It is for our government to keep our common interests safe from new business partners, South or East

Dear Editor,

Please let me respond to Tony Vieira’s letter (July 10) on proposed joint projects with Brazil. I think we have ‒ justifiably‒developed a sometimes excessive suspicion of our government’s decisions on public funds. No doubt our Cabinet is aware that several of Brazil’s neighbours have lost territory to that superpower in the course of very ordinary activities over the last century. The Federal Government has never renounced the policy of living frontiers, but Guyana should have little to fear if we keep our eyes wide open.

I live in a part of Guyana where it is almost essential to speak and read Portuguese for day-to-day business; where the social life is infused with Brazilian commerce, news and culture; where hundreds of my neighbours have dual citizenship, to maintain which they have to take part in Brazilian elections; and where it’s sometimes hard to distinguish the GuyBraz from the BrazGuy.

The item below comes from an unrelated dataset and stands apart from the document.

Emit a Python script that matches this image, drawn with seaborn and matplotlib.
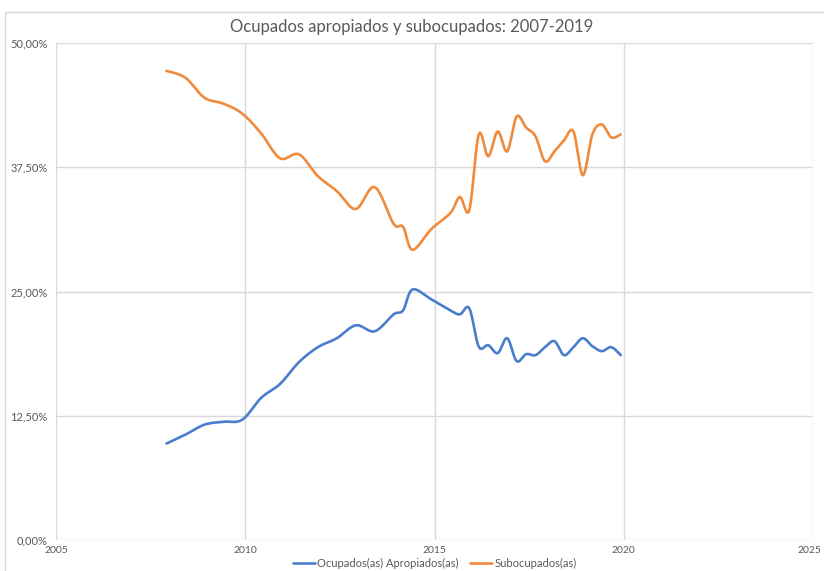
import numpy as np
import pandas as pd
import matplotlib
matplotlib.use("Agg")
import matplotlib.pyplot as plt
from matplotlib.patches import Rectangle
from matplotlib.ticker import FuncFormatter
from matplotlib.transforms import ScaledTranslation
import seaborn as sns

# Data (x = fractional year, values in %)
anios = [2007.92, 2008.42, 2008.92, 2009.42, 2009.92, 2010.42, 2010.92, 2011.42,
         2011.92, 2012.42, 2012.92, 2013.42, 2013.92, 2014.17, 2014.42, 2014.92,
         2015.42, 2015.67, 2015.92,
         2016.17, 2016.42, 2016.67, 2016.92, 2017.17, 2017.42, 2017.67, 2017.92,
         2018.17, 2018.42, 2018.67, 2018.92, 2019.17, 2019.42, 2019.67, 2019.92]

ocupados_apropiados = [9.7, 10.6, 11.6, 11.9, 12.1, 14.3, 15.7, 17.9,
                       19.4, 20.3, 21.6, 21.0, 22.7, 23.1, 25.2, 24.2,
                       23.1, 22.7, 23.3,
                       19.45, 19.6, 18.8, 20.3, 18.0, 18.7, 18.6, 19.4,
                       20.0, 18.6, 19.4, 20.3, 19.5, 19.0, 19.4, 18.6]

subocupados = [47.2, 46.5, 44.5, 43.9, 42.9, 40.9, 38.4, 38.8,
               36.6, 35.1, 33.3, 35.5, 31.8, 31.5, 29.2, 31.3,
               32.9, 34.5, 33.2,
               40.8, 38.6, 41.1, 39.1, 42.6, 41.5, 40.6, 38.1,
               39.1, 40.2, 41.1, 36.7, 40.8, 41.8, 40.5, 40.8]

series = {
    "Ocupados(as) Apropiados(as)": ocupados_apropiados,
    "Subocupados(as)": subocupados,
}
colores = ["#4a7dcc", "#f08a3c"]


def suavizar(x, y, n=24):
    """Excel-style smoothed line: Bezier segments with Catmull-Rom tangents"""
    p = np.column_stack([x, y]).astype(float)
    p = np.vstack([p[0], p, p[-1]])
    out = []
    t = np.linspace(0, 1, n, endpoint=False)[:, None]
    for i in range(1, len(p) - 2):
        p0, p1 = p[i], p[i + 1]
        c1 = p0 + (p[i + 1] - p[i - 1]) / 6
        c2 = p1 - (p[i + 2] - p[i]) / 6
        seg = ((1 - t) ** 3) * p0 + 3 * ((1 - t) ** 2) * t * c1 + 3 * (1 - t) * t ** 2 * c2 + t ** 3 * p1
        out.append(seg)
    out.append(p[-2][None, :])
    return np.vstack(out)


filas = []
for nombre, valores in series.items():
    curva = suavizar(anios, valores)
    filas.append(pd.DataFrame({"x": curva[:, 0], "y": curva[:, 1], "serie": nombre}))
df = pd.concat(filas, ignore_index=True)

sns.set_theme(style="white")
plt.rcParams["font.family"] = ["Lato", "DejaVu Sans"]

fig = plt.figure(figsize=(8.24, 5.71), dpi=100)
ax = fig.add_axes([56 / 824, 1 - 540 / 571, (813 - 56) / 824, (540 - 43) / 571])

sns.lineplot(data=df, x="x", y="y", hue="serie", palette=colores, sort=False,
             estimator=None, linewidth=1.9, ax=ax)

ax.set_xlim(2005, 2025)
ax.set_ylim(0, 50)
ax.set_xticks([2005, 2010, 2015, 2020, 2025])
ax.set_yticks([0, 12.5, 25, 37.5, 50])
ax.yaxis.set_major_formatter(FuncFormatter(lambda v, _: f"{v:.2f}%".replace(".", ",")))
ax.grid(True, color="#d9d9d9", linewidth=1.0)
ax.set_axisbelow(True)
for s in ax.spines.values():
    s.set_visible(False)
ax.tick_params(axis="both", length=0, labelcolor="#595959")
ax.tick_params(axis="x", pad=4, labelsize=7.5)
ax.tick_params(axis="y", pad=6, labelsize=8)
ax.set_xlabel("")
ax.set_ylabel("")

# keep the last year label inside the figure
ultima = ax.get_xticklabels()[-1]
ultima.set_transform(ultima.get_transform() + ScaledTranslation(-4 / 100, 0, fig.dpi_scale_trans))

fig.text(0.5, 1 - 27 / 571, "Ocupados apropiados y subocupados: 2007-2019",
         ha="center", va="center", fontsize=12, color="#595959")

ax.legend(loc="center", bbox_to_anchor=(0.5, -0.048), ncol=2, frameon=False,
          fontsize=8, labelcolor="#595959", handlelength=2.0, handletextpad=0.2,
          columnspacing=1.0, borderaxespad=0, borderpad=0)

# chart area border
fig.patches.append(Rectangle((5 / 824, -0.01), 1.0, 1 - 12 / 571 + 0.01,
                             transform=fig.transFigure, fill=False,
                             edgecolor="#d9d9d9", linewidth=1.0))

fig.savefig("out.png", dpi=100)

I don’t say that this reality is a bad thing for us or for the rest of Guyana. It is for every government to safeguard the national security, geopolitical and territorial, against economic seductions from all suitors. And this government did not take power by force of arms; our executive is in place through elections certified free and fair, under a constitution guaranteeing democratic representation to all Guy-
anese.

We elected a Parliament to protect all our national interests. At the same time as we scrutinize and second-guess decisions taken or deferred in our name, maybe we should remind both government and opposition who they are working for, and which is the highest constitutional authority in our land. Under a functioning Parliament, our government should be able to keep our common interests safe from any new business partners, South or East.